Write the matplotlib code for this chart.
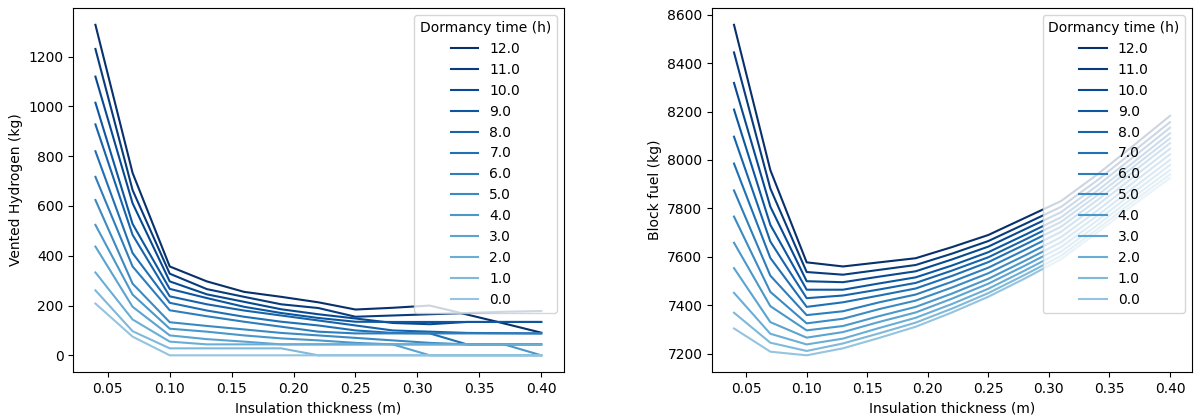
import numpy as np
import matplotlib
matplotlib.use('Agg')
import matplotlib.pyplot as plt

# insulation thickness (m)
thickness = [0.04, 0.07, 0.10, 0.13, 0.16, 0.19, 0.22, 0.25, 0.28, 0.31, 0.34, 0.37, 0.40]

# dormancy times (h), one curve each
dormancy = [0.0, 1.0, 2.0, 3.0, 4.0, 5.0, 6.0, 7.0, 8.0, 9.0, 10.0, 11.0, 12.0]

# vented hydrogen (kg), rows follow dormancy
vented = [
    [208, 75, 0, 0, 0, 0, 0, 0, 0, 0, 0, 0, 0],
    [261, 97, 28, 28, 28, 28, 0, 0, 0, 0, 0, 0, 0],
    [333, 144, 55, 44, 44, 44, 44, 44, 44, 44, 44, 44, 44],
    [437, 195, 80, 65, 55, 44, 44, 44, 44, 0, 0, 0, 0],
    [524, 244, 107, 95, 80, 68, 60, 50, 44, 44, 44, 44, 0],
    [624, 288, 133, 118, 104, 90, 80, 70, 60, 50, 44, 44, 44],
    [717, 357, 181, 157, 135, 115, 95, 88, 88, 88, 88, 88, 88],
    [820, 411, 211, 180, 155, 135, 120, 100, 90, 88, 44, 44, 44],
    [928, 484, 237, 205, 180, 160, 140, 120, 100, 95, 90, 89, 88],
    [1015, 528, 267, 230, 195, 170, 150, 135, 134, 134, 134, 134, 134],
    [1120, 611, 297, 245, 215, 185, 165, 148, 130, 125, 134, 134, 134],
    [1231, 664, 328, 266, 235, 205, 190, 155, 160, 165, 170, 175, 178],
    [1328, 733, 357, 297, 255, 235, 213, 184, 191, 200, 164, 128, 91],
]

# block fuel (kg), rows follow dormancy
fuel = [
    [7304, 7208, 7193, 7222, 7265, 7311, 7370, 7435, 7510, 7590, 7700, 7815, 7925],
    [7369, 7245, 7211, 7242, 7284, 7328, 7386, 7450, 7525, 7604, 7714, 7830, 7940],
    [7451, 7282, 7238, 7262, 7306, 7348, 7405, 7468, 7543, 7621, 7731, 7847, 7958],
    [7553, 7330, 7266, 7289, 7331, 7370, 7427, 7489, 7563, 7640, 7750, 7866, 7979],
    [7658, 7396, 7296, 7314, 7355, 7393, 7448, 7509, 7583, 7660, 7770, 7886, 8000],
    [7766, 7455, 7325, 7344, 7384, 7419, 7473, 7532, 7605, 7681, 7791, 7908, 8023],
    [7874, 7522, 7359, 7375, 7412, 7444, 7497, 7555, 7628, 7703, 7813, 7930, 8046],
    [7985, 7595, 7393, 7412, 7440, 7469, 7521, 7578, 7650, 7724, 7834, 7952, 8069],
    [8096, 7663, 7429, 7440, 7465, 7492, 7543, 7598, 7670, 7744, 7854, 7972, 8089],
    [8208, 7732, 7464, 7464, 7490, 7515, 7564, 7619, 7690, 7763, 7873, 7991, 8110],
    [8318, 7807, 7499, 7495, 7518, 7540, 7589, 7642, 7713, 7784, 7894, 8013, 8133],
    [8444, 7882, 7537, 7526, 7546, 7566, 7613, 7665, 7735, 7806, 7916, 8036, 8156],
    [8558, 7958, 7577, 7560, 7577, 7594, 7640, 7690, 7760, 7830, 7940, 8060, 8182],
]

colors = plt.cm.Blues(np.linspace(0.4, 1.0, len(dormancy)))

fig = plt.figure(figsize=(11.99, 4.15), dpi=100)
ax1 = fig.add_axes([0.061, 0.104, 0.409, 0.876])
ax2 = fig.add_axes([0.594, 0.104, 0.400, 0.876])

for ax, data, ylabel in [(ax1, vented, 'Vented Hydrogen (kg)'), (ax2, fuel, 'Block fuel (kg)')]:
    # plot longest dormancy first so the legend reads 12 -> 0
    for i in reversed(range(len(dormancy))):
        ax.plot(thickness, data[i], color=colors[i], label=str(dormancy[i]))
    ax.set_xlabel('Insulation thickness (m)')
    ax.set_ylabel(ylabel)
    ax.legend(title='Dormancy time (h)', loc='upper right')

fig.savefig('out.png', dpi=100)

* * *

**INSTRUCTIONS TO FOLLOW**
Leave out the pictures. Transcribe only the lines above, from the first through the one that contains "10.0, 11.0, 12.0]".

**FINISHED TASK**
Write the matplotlib code for this chart.
import numpy as np
import matplotlib
matplotlib.use('Agg')
import matplotlib.pyplot as plt

# insulation thickness (m)
thickness = [0.04, 0.07, 0.10, 0.13, 0.16, 0.19, 0.22, 0.25, 0.28, 0.31, 0.34, 0.37, 0.40]

# dormancy times (h), one curve each
dormancy = [0.0, 1.0, 2.0, 3.0, 4.0, 5.0, 6.0, 7.0, 8.0, 9.0, 10.0, 11.0, 12.0]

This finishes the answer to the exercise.